Cathay Pacific general manager cargo sales & marketing Mark Sutch remarked: “Overall cargo demand in October was fairly strong and tonnage continued to grow.
“We had some negative impact on our forecasts during the month from typhoon disruptions and unscheduled aircraft maintenance but overall exports from Europe, Asia and Mainland China were robust.
“The team continues to work hard to push up the yield, and the rates are getting back to peak season levels.
“The new twice-weekly service to Portland, introduced in early November, further strengthened our US network.”
Cathay Dragon is born
Meanwhile, Dragonair  was yesterday (22 November) officially rebranded as Cathay Dragon, bringing the airline closer to Cathay Pacific in a move that has been planned for some time.
At an unveiling ceremony at the newly named Cathay Dragon House, the airline’s headquarters in Hong Kong, Cathay Dragon chief executive Algernon Yau announced: “This is a momentous day in the history of Cathay Dragon.
“As we align more closely with Cathay Pacific, new prospects will open up on multiple fronts enabling us to become stronger and thrive in this intensely competitive industry.”

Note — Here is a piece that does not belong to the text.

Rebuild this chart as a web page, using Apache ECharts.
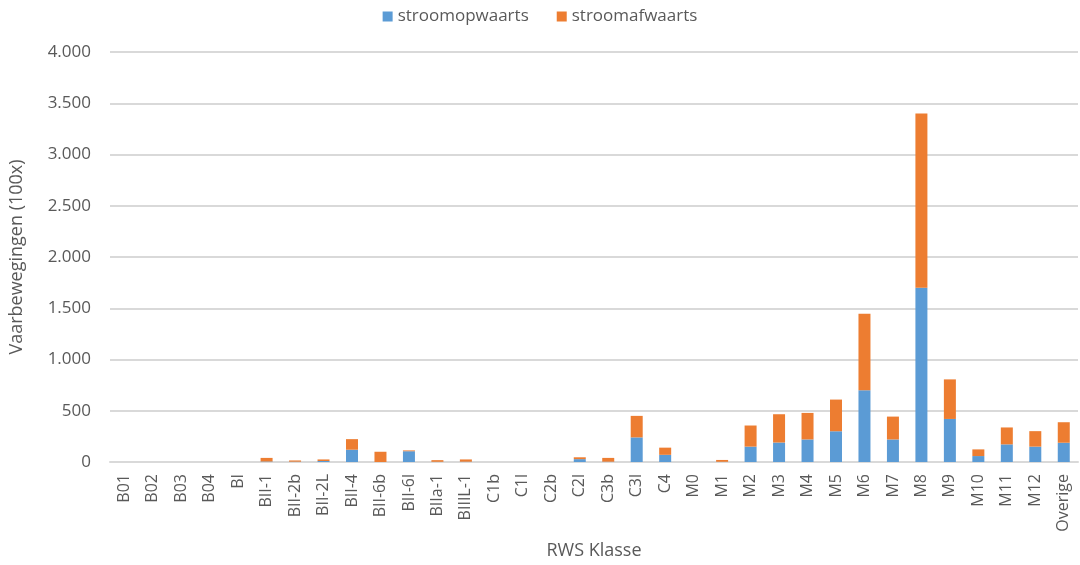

The Cathay Dragon conversion process started earlier this year with a rebranding announcement in January. The most visible change to date has been the progressive introduction of new Cathay Dragon livery on the airline’s aircraft.
Emergency action
Cathay Pacific Flight CX250 from London Heathrow to Hong Kong (which left the UK’s busiest airport at 18.02 local time on 22 November) was diverted to Novosibirsk International Airport in Russia approximately six hours into its journey when a signal on the flight deck indicated a possible fire in the aft cargo hold – although in today’s statement, released on the morning of 23 November, it was pointed out that, “At this time there is no evidence that there (actually) was a fire in the aft cargo hold.”
The statement continued: “The safety of our passengers and crew is our top priority. There are no reports of any injuries among the 212 passengers and 18 crew who were on board the aircraft, a Boeing 777-300ER.”